Later I argued that modern “capitalism” proceeds as much or more by debt than by the accumulation of capital to which you appeal, as the fundamental driver of modern economies. You haven’t responded to that.
You portray people as simply greedy, motivated only by material gain, and by gaining more than others. I dispute that characterisation of people, as do whole fields of psychology, sociology, anthropology and so on. People are social animals and, like all mammals, we balance a tension between our individual needs and the needs of the group. If we all behave completely selfishly, a la homo economicus, then we cease to be social creatures and we regress basically to the state of reptiles. The 19th and 20th century contest between total competition and total cooperation are equally deluded and equally doomed.
People cooperate all the time, in many contexts, at the same time as they compete in many ways. Our system pushes people towards selfish competition and seriously unbalances our lives, with many well-known social costs.
Two things *must* apply, if we are to survive.
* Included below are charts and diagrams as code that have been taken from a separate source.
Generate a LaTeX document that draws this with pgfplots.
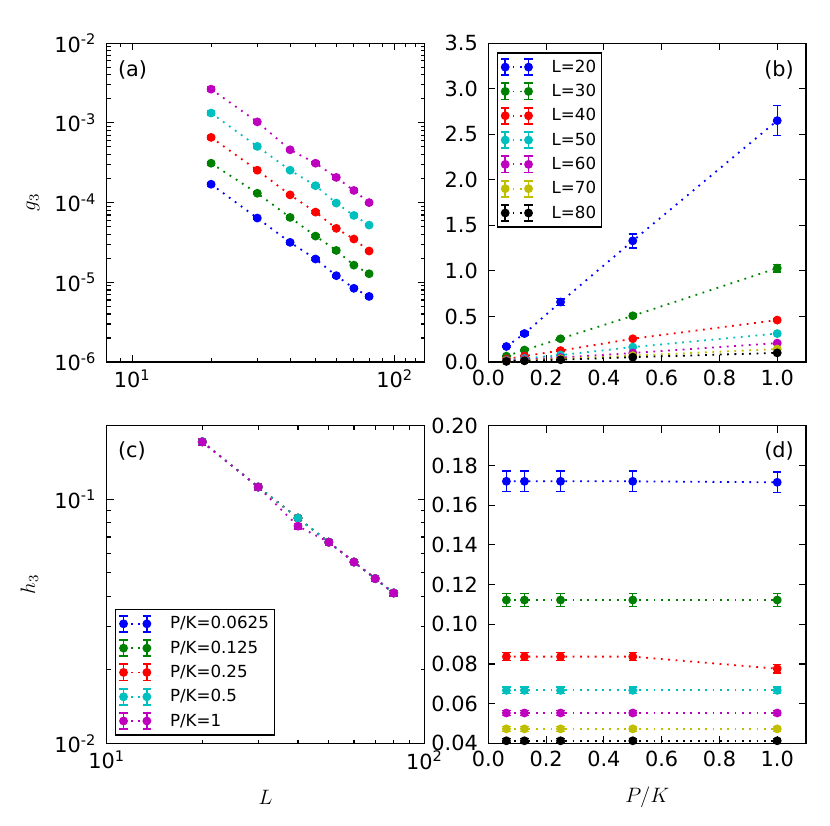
\documentclass[border=0pt]{standalone}
\usepackage[no-math]{fontspec}
\setmainfont{DejaVu Sans}
\usepackage{graphicx}
\usepackage{pgfplots}
\pgfplotsset{compat=1.18}
\usepackage{pgfplotstable}

\definecolor{mb}{rgb}{0,0,1}
\definecolor{mg}{rgb}{0,0.5,0}
\definecolor{mr}{rgb}{1,0,0}
\definecolor{mc}{rgb}{0,0.75,0.75}
\definecolor{mm}{rgb}{0.75,0,0.75}
\definecolor{my}{rgb}{0.75,0.75,0}
\definecolor{mk}{rgb}{0,0,0}

% g3 vs L, columns: P/K = 0.0625, 0.125, 0.25, 0.5, 1
\pgfplotstableread{
L  p1      e1      p2      e2      p3      e3      p4      e4      p5      e5
20 1.70e-4 1.0e-5  3.12e-4 1.8e-5  6.58e-4 3.8e-5  1.33e-3 7.7e-5  2.65e-3 1.66e-4
30 6.40e-5 2.6e-6  1.31e-4 5.2e-6  2.55e-4 1.0e-5  5.07e-4 2.0e-5  1.03e-3 4.3e-5
40 3.17e-5 1.3e-6  6.52e-5 2.6e-6  1.25e-4 5.0e-6  2.55e-4 1.0e-5  4.60e-4 1.8e-5
50 1.96e-5 8.0e-7  3.80e-5 1.5e-6  7.60e-5 3.0e-6  1.63e-4 6.5e-6  3.12e-4 1.25e-5
60 1.21e-5 5.0e-7  2.51e-5 1.0e-6  4.75e-5 1.9e-6  9.86e-5 3.9e-6  2.07e-4 8.3e-6
70 8.40e-6 3.4e-7  1.64e-5 6.6e-7  3.49e-5 1.4e-6  6.90e-5 2.8e-6  1.42e-4 5.7e-6
80 6.65e-6 2.7e-7  1.28e-5 5.1e-7  2.47e-5 1.0e-6  5.22e-5 2.1e-6  1.00e-4 4.0e-6
}\tabA

% g3 (in units of 1e-3) vs P/K, columns: L = 20 ... 80
\pgfplotstableread{
pk     a20   b20   a30   b30    a40    b40    a50    b50    a60    b60    a70    b70     a80     b80
0.0625 0.170 0.010 0.064 0.0026 0.0317 0.0013 0.0196 0.0008 0.0121 0.0005 0.0084 0.00034 0.00665 0.00027
0.125  0.312 0.018 0.131 0.0052 0.0652 0.0026 0.0380 0.0015 0.0251 0.0010 0.0164 0.00066 0.0128  0.00051
0.25   0.658 0.038 0.255 0.0100 0.1250 0.0050 0.0760 0.0030 0.0475 0.0019 0.0349 0.0014  0.0247  0.0010
0.5    1.330 0.077 0.507 0.0200 0.2550 0.0100 0.1630 0.0065 0.0986 0.0039 0.0690 0.0028  0.0522  0.0021
1.0    2.650 0.166 1.030 0.0430 0.4600 0.0180 0.3120 0.0125 0.2070 0.0083 0.1420 0.0057  0.1000  0.0040
}\tabB

% h3 vs L, columns: P/K = 0.0625, 0.125, 0.25, 0.5, 1
\pgfplotstableread{
L  h1     h2     h3     h4     h5     err
20 0.1720 0.1720 0.1720 0.1720 0.1715 0.0052
30 0.1122 0.1122 0.1122 0.1122 0.1122 0.0032
40 0.0837 0.0837 0.0837 0.0837 0.0776 0.0021
50 0.0667 0.0667 0.0667 0.0667 0.0667 0.0017
60 0.0553 0.0553 0.0553 0.0553 0.0553 0.0014
70 0.0473 0.0473 0.0473 0.0473 0.0473 0.0012
80 0.0413 0.0413 0.0413 0.0413 0.0413 0.0011
}\tabC

% h3 vs P/K, columns: L = 20 ... 80
\pgfplotstableread{
pk     a20    b20    a30    b30    a40    b40    a50    b50    a60    b60    a70    b70    a80    b80
0.0625 0.1720 0.0052 0.1122 0.0032 0.0837 0.0021 0.0667 0.0017 0.0553 0.0014 0.0473 0.0012 0.0413 0.0011
0.125  0.1720 0.0052 0.1122 0.0032 0.0837 0.0021 0.0667 0.0017 0.0553 0.0014 0.0473 0.0012 0.0413 0.0011
0.25   0.1720 0.0052 0.1122 0.0032 0.0837 0.0021 0.0667 0.0017 0.0553 0.0014 0.0473 0.0012 0.0413 0.0011
0.5    0.1720 0.0052 0.1122 0.0032 0.0837 0.0021 0.0667 0.0017 0.0553 0.0014 0.0473 0.0012 0.0413 0.0011
1.0    0.1715 0.0052 0.1122 0.0032 0.0776 0.0021 0.0667 0.0017 0.0553 0.0014 0.0473 0.0012 0.0413 0.0011
}\tabD

\tikzset{ser/.style={color=#1, mark=*, mark size=2.5pt, mark options={solid, fill=#1},
  line width=1.3pt, dash pattern=on 1.3pt off 4pt}}

\pgfplotsset{
  gen/.style={
    scale only axis, anchor=south west, width=228.8pt,
    axis line style={line width=1pt},
    tick style={black, line width=0.8pt},
    major tick length=5pt, minor tick length=2.8pt,
    tick align=inside,
    tick label style={font=\fontsize{15}{17}\selectfont},
    xticklabel style={yshift=-2pt},
    yticklabel style={xshift=-4pt},
    /pgf/number format/assume math mode=true,
    label style={font=\fontsize{12}{14}\selectfont},
    error bars/y dir=both, error bars/y explicit,
    error bars/error bar style={solid, line width=1pt},
    error bars/error mark options={rotate=90, solid, mark size=3pt, line width=1pt},
    legend cell align=left,
  },
  leg/.style={
    draw=black, line width=1pt, font=\fontsize{12}{14}\selectfont,
    inner xsep=2pt, inner ysep=3pt, row sep=3.1pt,
    /tikz/every odd column/.append style={column sep=11pt},
  },
}

\begin{document}
\begin{tikzpicture}
\path[use as bounding box] (0,0) rectangle (597.6pt,594.72pt);

% ---------------- (a)
\begin{axis}[gen, at={(76.8pt,334.1pt)}, height=229.5pt,
  xmode=log, ymode=log, xmin=8, xmax=130, ymin=1e-6, ymax=1e-2,
  xtick={10,100}, xticklabels={10\textsuperscript{1},10\textsuperscript{2}},
  minor xtick={8,9,20,30,40,50,60,70,80,90,110,120},
  ytick={1e-6,1e-5,1e-4,1e-3,1e-2},
  yticklabels={10\textsuperscript{-6},10\textsuperscript{-5},10\textsuperscript{-4},10\textsuperscript{-3},10\textsuperscript{-2}},
  minor ytick={2e-6,3e-6,4e-6,5e-6,6e-6,7e-6,8e-6,9e-6,
               2e-5,3e-5,4e-5,5e-5,6e-5,7e-5,8e-5,9e-5,
               2e-4,3e-4,4e-4,5e-4,6e-4,7e-4,8e-4,9e-4,
               2e-3,3e-3,4e-3,5e-3,6e-3,7e-3,8e-3,9e-3},
  ylabel={\scalebox{1.25}{$g_3$}}, ylabel style={at={(axis description cs:-0.232,0.5)}, anchor=center},
]
\addplot[ser=mb] table[x=L, y=p1, y error=e1] {\tabA};
\addplot[ser=mg] table[x=L, y=p2, y error=e2] {\tabA};
\addplot[ser=mr] table[x=L, y=p3, y error=e3] {\tabA};
\addplot[ser=mc] table[x=L, y=p4, y error=e4] {\tabA};
\addplot[ser=mm] table[x=L, y=p5, y error=e5] {\tabA};
\node[anchor=west, inner sep=0pt, font=\fontsize{15}{17}\selectfont] at (rel axis cs:0.035,0.915) {(a)};
\end{axis}

% ---------------- (b)
\begin{axis}[gen, at={(351.6pt,334.1pt)}, height=229.5pt,
  xmin=0, xmax=1.1, ymin=0, ymax=3.5,
  xtick={0,0.2,0.4,0.6,0.8,1.0}, xticklabels={0.0,0.2,0.4,0.6,0.8,1.0},
  ytick={0,0.5,1,1.5,2,2.5,3,3.5}, yticklabels={0.0,0.5,1.0,1.5,2.0,2.5,3.0,3.5},
  legend style={leg, at={(0,1)}, anchor=north west, xshift=6pt, yshift=-6.5pt},
  legend image code/.code={
    \draw[#1, solid, mark=none] (0pt,-5.8pt) -- (0pt,5.8pt) (-3pt,-5.8pt) -- (3pt,-5.8pt) (-3pt,5.8pt) -- (3pt,5.8pt)
      (16.8pt,-5.8pt) -- (16.8pt,5.8pt) (13.8pt,-5.8pt) -- (19.8pt,-5.8pt) (13.8pt,5.8pt) -- (19.8pt,5.8pt);
    \draw[#1] plot coordinates {(0pt,0pt) (16.8pt,0pt)};
  },
]
\addplot[ser=mb] table[x=pk, y=a20, y error=b20] {\tabB};
\addplot[ser=mg] table[x=pk, y=a30, y error=b30] {\tabB};
\addplot[ser=mr] table[x=pk, y=a40, y error=b40] {\tabB};
\addplot[ser=mc] table[x=pk, y=a50, y error=b50] {\tabB};
\addplot[ser=mm] table[x=pk, y=a60, y error=b60] {\tabB};
\addplot[ser=my] table[x=pk, y=a70, y error=b70] {\tabB};
\addplot[ser=mk] table[x=pk, y=a80, y error=b80] {\tabB};
\legend{L=20,L=30,L=40,L=50,L=60,L=70,L=80}
\node[anchor=east, inner sep=0pt, font=\fontsize{15}{17}\selectfont] at (rel axis cs:0.962,0.915) {(b)};
\node[anchor=south west, inner sep=0pt, font=\fontsize{15}{17}\selectfont] at (rel axis cs:0,1) [yshift=3.6pt] {1e−3};
\end{axis}

% ---------------- (c)
\begin{axis}[gen, at={(76.8pt,59.5pt)}, height=228.7pt,
  xmode=log, ymode=log, xmin=10, xmax=100, ymin=0.01, ymax=0.2,
  xtick={10,100}, xticklabels={10\textsuperscript{1},10\textsuperscript{2}},
  minor xtick={20,30,40,50,60,70,80,90},
  ytick={0.01,0.1}, yticklabels={10\textsuperscript{-2},10\textsuperscript{-1}},
  minor ytick={0.02,0.03,0.04,0.05,0.06,0.07,0.08,0.09,0.2},
  xlabel={\scalebox{1.25}{$L$}}, xlabel style={at={(axis description cs:0.5,-0.17)}, anchor=center},
  ylabel={\scalebox{1.25}{$h_3$}}, ylabel style={at={(axis description cs:-0.243,0.5)}, anchor=center},
  legend style={leg, at={(0,0)}, anchor=south west, xshift=6pt, yshift=5.5pt},
  legend image code/.code={
    \draw[#1, solid, mark=none] (0pt,-5.8pt) -- (0pt,5.8pt) (-3pt,-5.8pt) -- (3pt,-5.8pt) (-3pt,5.8pt) -- (3pt,5.8pt)
      (16.8pt,-5.8pt) -- (16.8pt,5.8pt) (13.8pt,-5.8pt) -- (19.8pt,-5.8pt) (13.8pt,5.8pt) -- (19.8pt,5.8pt);
    \draw[#1] plot coordinates {(0pt,0pt) (16.8pt,0pt)};
  },
]
\addplot[ser=mb] table[x=L, y=h1, y error=err] {\tabC};
\addplot[ser=mg] table[x=L, y=h2, y error=err] {\tabC};
\addplot[ser=mr] table[x=L, y=h3, y error=err] {\tabC};
\addplot[ser=mc] table[x=L, y=h4, y error=err] {\tabC};
\addplot[ser=mm] table[x=L, y=h5, y error=err] {\tabC};
\legend{P/K=0.0625,P/K=0.125,P/K=0.25,P/K=0.5,P/K=1}
\node[anchor=west, inner sep=0pt, font=\fontsize{15}{17}\selectfont] at (rel axis cs:0.035,0.92) {(c)};
\end{axis}

% ---------------- (d)
\begin{axis}[gen, at={(351.6pt,59.5pt)}, height=228.7pt,
  xmin=0, xmax=1.1, ymin=0.04, ymax=0.20,
  xtick={0,0.2,0.4,0.6,0.8,1.0}, xticklabels={0.0,0.2,0.4,0.6,0.8,1.0},
  ytick={0.04,0.06,0.08,0.10,0.12,0.14,0.16,0.18,0.20},
  yticklabels={0.04,0.06,0.08,0.10,0.12,0.14,0.16,0.18,0.20},
  xlabel={\scalebox{1.25}{$P/K$}}, xlabel style={at={(axis description cs:0.5,-0.17)}, anchor=center},
]
\addplot[ser=mb] table[x=pk, y=a20, y error=b20] {\tabD};
\addplot[ser=mg] table[x=pk, y=a30, y error=b30] {\tabD};
\addplot[ser=mr] table[x=pk, y=a40, y error=b40] {\tabD};
\addplot[ser=mc] table[x=pk, y=a50, y error=b50] {\tabD};
\addplot[ser=mm] table[x=pk, y=a60, y error=b60] {\tabD};
\addplot[ser=my] table[x=pk, y=a70, y error=b70] {\tabD};
\addplot[ser=mk] table[x=pk, y=a80, y error=b80] {\tabD};
\node[anchor=east, inner sep=0pt, font=\fontsize{15}{17}\selectfont] at (rel axis cs:0.962,0.92) {(d)};
\end{axis}
\end{tikzpicture}
\end{document}
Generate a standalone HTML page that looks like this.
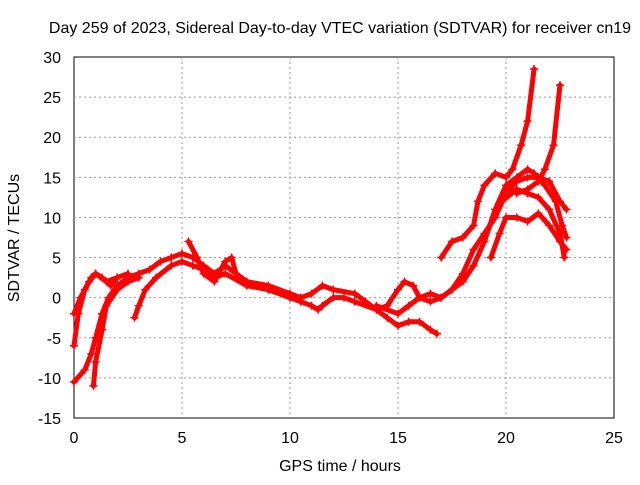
<!DOCTYPE html>
<html><head><meta charset="utf-8"><style>
body{margin:0;background:#fff}
svg text{font-family:"Liberation Sans",sans-serif;font-size:16px;fill:#000}
</style></head><body>
<svg id="c" width="640" height="480">
<rect x="74" y="57" width="540" height="361" fill="none" stroke="#000"/>
<g id="grid"></g>
<g id="ticks"></g>
<g id="series"></g>
<text x="340" y="33" text-anchor="middle">Day 259 of 2023, Sidereal Day-to-day VTEC variation (SDTVAR) for receiver cn19</text>
<text x="340" y="471" text-anchor="middle">GPS time / hours</text>
<text x="0" y="0" text-anchor="middle" transform="translate(19,238) rotate(-90)">SDTVAR / TECUs</text>
</svg>
<script>
const xTicks=[0,5,10,15,20,25];
const yTicks=[-15,-10,-5,0,5,10,15,20,25,30];
const tracks=[
[[0,-10.5],[0.5,-9],[0.8,-7],[1.0,-5],[1.3,-2],[1.6,0],[2,1.5],[2.5,2.5],[3,3],[3.5,3.5],[4,4.5],[4.5,5],[5,5.5],[5.5,5],[6,4],[6.5,3],[7,4],[7.5,3],[8,2],[9,1.5],[10,0.5],[10.5,0],[11,0.5],[11.5,1.5],[12,1],[13,0.5],[13.5,-0.5],[14,-1.5],[14.5,-1],[15,1],[15.3,2],[15.7,1.5],[16,0],[16.5,-0.5],[17,0],[17.5,1],[18,3],[18.5,6],[19,8],[19.5,10],[20,13],[20.5,14.5],[21,15],[21.5,15],[22,14.5],[22.5,12],[22.8,11]],
[[0,-6],[0.2,-2],[0.5,1],[0.8,2.5],[1,3],[1.3,2.5],[1.7,1.5],[2,2.5],[2.5,3]],
[[0.9,-11],[1.0,-8],[1.3,-4],[1.5,-1],[2,1],[2.5,2],[3,2.5]],
[[2.8,-2.5],[3,-1],[3.3,1],[3.8,2.5],[4.5,4],[5,4.5],[5.5,4],[6,3.5],[6.5,2.5],[7,3],[8,1.5],[9,1],[10,0]],
[[0,-2],[0.3,0],[0.7,2],[1,3],[1.5,2],[2,2.5]],
[[5.3,7],[5.7,5],[6,3],[6.5,2],[7,4.5],[7.3,5],[7.5,3],[8,2],[9,1],[10,0],[10.5,-0.5],[11,-1],[11.3,-1.5],[11.5,-1],[12,0],[12.5,0],[13,-0.5],[14,-1.5],[14.5,-2.5],[15,-3.5],[15.5,-3],[16,-3],[16.5,-4],[16.8,-4.5]],
[[14,-1],[15,-2],[15.5,-1],[16,0],[16.5,0.5],[17,0],[17.5,1],[18,2],[18.5,4],[19,7],[19.5,11],[20,14],[20.5,15],[21,16],[21.3,15.5],[21.8,14],[22.3,12],[22.6,9],[22.8,7.5]],
[[17,5],[17.5,7],[18,7.5],[18.5,9],[18.7,12],[19,14],[19.5,15.5],[20,15],[20.3,16],[20.7,19],[21,22],[21.3,28.5]],
[[19.3,5],[19.7,8],[20,10],[20.5,10],[21,9.5],[21.5,10.5],[22,9],[22.5,7],[22.8,6]],
[[20.5,13],[21,13.5],[21.5,14.5],[21.8,16],[22.2,19],[22.5,26.5]],
[[19.8,12],[20.5,13.5],[21,13],[21.5,12.5],[22,11],[22.5,8],[22.7,5]]
];
const X=v=>74+v*21.6, Y=v=>418-(v+15)*361/45;
const NS="http://www.w3.org/2000/svg";
const g=document.getElementById('grid'),t=document.getElementById('ticks'),s=document.getElementById('series');
function mk(tag,p,par){const e=document.createElementNS(NS,tag);for(const k in p)e.setAttribute(k,p[k]);par.appendChild(e);return e;}
xTicks.forEach(v=>{
 if(v>0&&v<25){const l=mk('line',{x1:X(v),x2:X(v),y1:57,y2:418,stroke:'#999','stroke-dasharray':'2,3','stroke-width':1},g);
 
 }
 const tx=mk('text',{x:X(v),y:443,'text-anchor':'middle'},t);tx.textContent=v;
 
 
});
yTicks.forEach(v=>{
 if(v>-15&&v<30){const l=mk('line',{x1:74,x2:614,y1:Y(v),y2:Y(v),stroke:'#999','stroke-dasharray':'2,3','stroke-width':1},g);
 
 }
 const tx=mk('text',{x:61,y:Y(v)+6,'text-anchor':'end'},t);tx.textContent=v;
 
 
});
tracks.forEach(tr=>{
 const pl=mk('polyline',{points:tr.map(p=>X(p[0])+','+Y(p[1])).join(' '),fill:'none',stroke:'#f00','stroke-width':5,'stroke-linejoin':'round','stroke-linecap':'round'},s);
 
 
 tr.forEach(p=>{const m=mk('path',{d:`M${X(p[0])-4},${Y(p[1])}h8M${X(p[0])},${Y(p[1])-4}v8`,stroke:'#f00','stroke-width':1.5},s);
 
 });
});
</script>
</body></html>
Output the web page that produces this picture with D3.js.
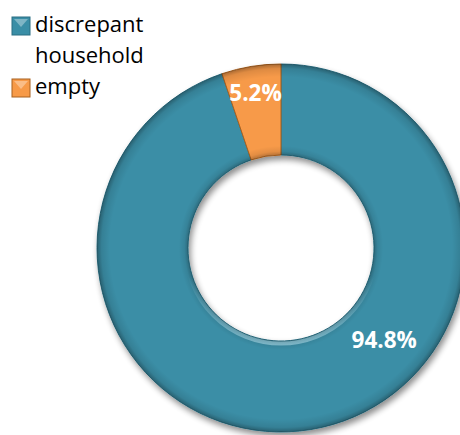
<!DOCTYPE html>
<html>
<head>
<meta charset="utf-8">
<script src="https://cdn.jsdelivr.net/npm/d3@7"></script>
<style>
  html, body { margin: 0; padding: 0; background: #ffffff; }
  svg { display: block; }
</style>
</head>
<body>
<svg id="chart" width="460" height="435"></svg>
<script>
// Share of records by status
const categories = ["discrepant household", "empty"];
const values = [94.8, 5.2];
const valueLabels = ["94.8%", "5.2%"];
const colors = ["#3a8ea6", "#f79a48"];
const edgeColors = ["#2b6f83", "#a8601f"];
const legendLines = [["discrepant", "household"], ["empty"]];

const svg = d3.select("#chart");
const cx = 281, cy = 248;
const outerR = 184, innerR = 93;

const defs = svg.append("defs");

// soft drop shadow under the ring
const shadow = defs.append("filter").attr("id", "ringShadow")
  .attr("x", "-20%").attr("y", "-20%").attr("width", "140%").attr("height", "140%");
shadow.append("feGaussianBlur").attr("in", "SourceAlpha").attr("stdDeviation", 3).attr("result", "blur");
shadow.append("feOffset").attr("in", "blur").attr("dx", 2).attr("dy", 4).attr("result", "off");
shadow.append("feComponentTransfer").attr("in", "off").attr("result", "faded")
  .append("feFuncA").attr("type", "linear").attr("slope", 0.45);
const merge = shadow.append("feMerge");
merge.append("feMergeNode").attr("in", "faded");
merge.append("feMergeNode").attr("in", "SourceGraphic");

// bevel shading across the ring width
const bevel = defs.append("radialGradient").attr("id", "bevel")
  .attr("gradientUnits", "userSpaceOnUse")
  .attr("cx", 0).attr("cy", 0).attr("r", outerR);
const rin = innerR / outerR;
[
  [rin, "#000", 0.25],
  [rin + 0.02, "#000", 0.08],
  [rin + 0.05, "#000", 0.0],
  [0.93, "#000", 0.0],
  [0.975, "#000", 0.10],
  [1.0, "#000", 0.32]
].forEach(([o, c, a]) => bevel.append("stop")
  .attr("offset", o).attr("stop-color", c).attr("stop-opacity", a));

// highlight on the lower inner rim
const rim = defs.append("linearGradient").attr("id", "rim")
  .attr("x1", 0).attr("y1", 0).attr("x2", 0).attr("y2", 1);
rim.append("stop").attr("offset", 0).attr("stop-color", "#bfe6f2").attr("stop-opacity", 0);
rim.append("stop").attr("offset", 0.65).attr("stop-color", "#bfe6f2").attr("stop-opacity", 0);
rim.append("stop").attr("offset", 1).attr("stop-color", "#cdeef8").attr("stop-opacity", 0.45);

const pie = d3.pie().sort(null).value(d => d).startAngle(0).endAngle(2 * Math.PI);
const arcs = pie(values);
const arc = d3.arc().innerRadius(innerR).outerRadius(outerR);

const g = svg.append("g").attr("transform", `translate(${cx},${cy})`);
const ring = g.append("g").attr("filter", "url(#ringShadow)");

ring.selectAll("path.slice").data(arcs).join("path")
  .attr("class", "slice")
  .attr("d", arc)
  .attr("fill", (d, i) => colors[i])
  .attr("stroke", (d, i) => edgeColors[i])
  .attr("stroke-width", 1);

// bevel overlay across each slice
g.selectAll("path.shade").data(arcs).join("path")
  .attr("class", "shade")
  .attr("d", arc)
  .attr("fill", "url(#bevel)")
  .attr("pointer-events", "none");

// light rim along the bottom of the hole
g.append("circle")
  .attr("r", innerR + 2.5)
  .attr("fill", "none")
  .attr("stroke", "url(#rim)")
  .attr("stroke-width", 4);

// value labels placed along the ring
const labelPlacement = [
  { angle: (131.8 / 180) * Math.PI, radius: (innerR + outerR) / 2 },
  { angle: null, radius: 157 }
];
const labelPos = (d, i) => {
  const p = labelPlacement[i];
  const a = p.angle == null ? (d.startAngle + d.endAngle) / 2 : p.angle;
  return [p.radius * Math.sin(a), -p.radius * Math.cos(a)];
};
g.selectAll("text.value").data(arcs).join("text")
  .attr("class", "value")
  .attr("x", (d, i) => labelPos(d, i)[0])
  .attr("y", (d, i) => labelPos(d, i)[1])
  .attr("text-anchor", "middle")
  .attr("dy", "0.36em")
  .attr("font-family", "'Open Sans', sans-serif")
  .attr("font-weight", "bold")
  .attr("font-size", 22.5)
  .attr("fill", "#ffffff")
  .text((d, i) => valueLabels[i]);

// legend
const legend = svg.append("g").attr("transform", "translate(12,0)");
const lineH = 31;
let row = 0;
categories.forEach((c, i) => {
  const y0 = 32 + row * lineH;
  const item = legend.append("g");
  const sq = 18;
  const top = y0 - 15;
  item.append("rect")
    .attr("x", 0).attr("y", top).attr("width", sq).attr("height", sq)
    .attr("fill", colors[i]).attr("stroke", edgeColors[i]).attr("stroke-width", 1);
  item.append("path")
    .attr("d", `M${2},${top + 2} L${sq - 2},${top + 2} L${sq / 2},${top + sq / 2 + 1} Z`)
    .attr("fill", "#ffffff").attr("fill-opacity", 0.35);
  legendLines[i].forEach((t, k) => {
    item.append("text")
      .attr("x", 23).attr("y", y0 + k * lineH)
      .attr("font-family", "'Open Sans', sans-serif")
      .attr("font-size", 22)
      .attr("fill", "#000000")
      .text(t);
  });
  row += legendLines[i].length;
});
</script>
</body>
</html>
One, we move beyond the superficial and sterile debate about whether people just compete or just cooperate. It is well known, outside of the narrow confines of economics, that they do both. Two, we limit and reduce our assault on the Earth. You can say it’s impossible, and if you’re right we’re doomed. I say people in other times and places have lived according to other world views, so we’re not forever tied to this one. I also say we don’t have to repeat the past, we can adopt a sensible world view and use clever technologies appropriately, working with nature instead of against it.
If we don’t do these things our industrial civilisation cannot survive.
redrockreason-
An afterthought, having slept on this. I see my tone has been a bit patronising. I apologise for that. I’ll keep it more respectful.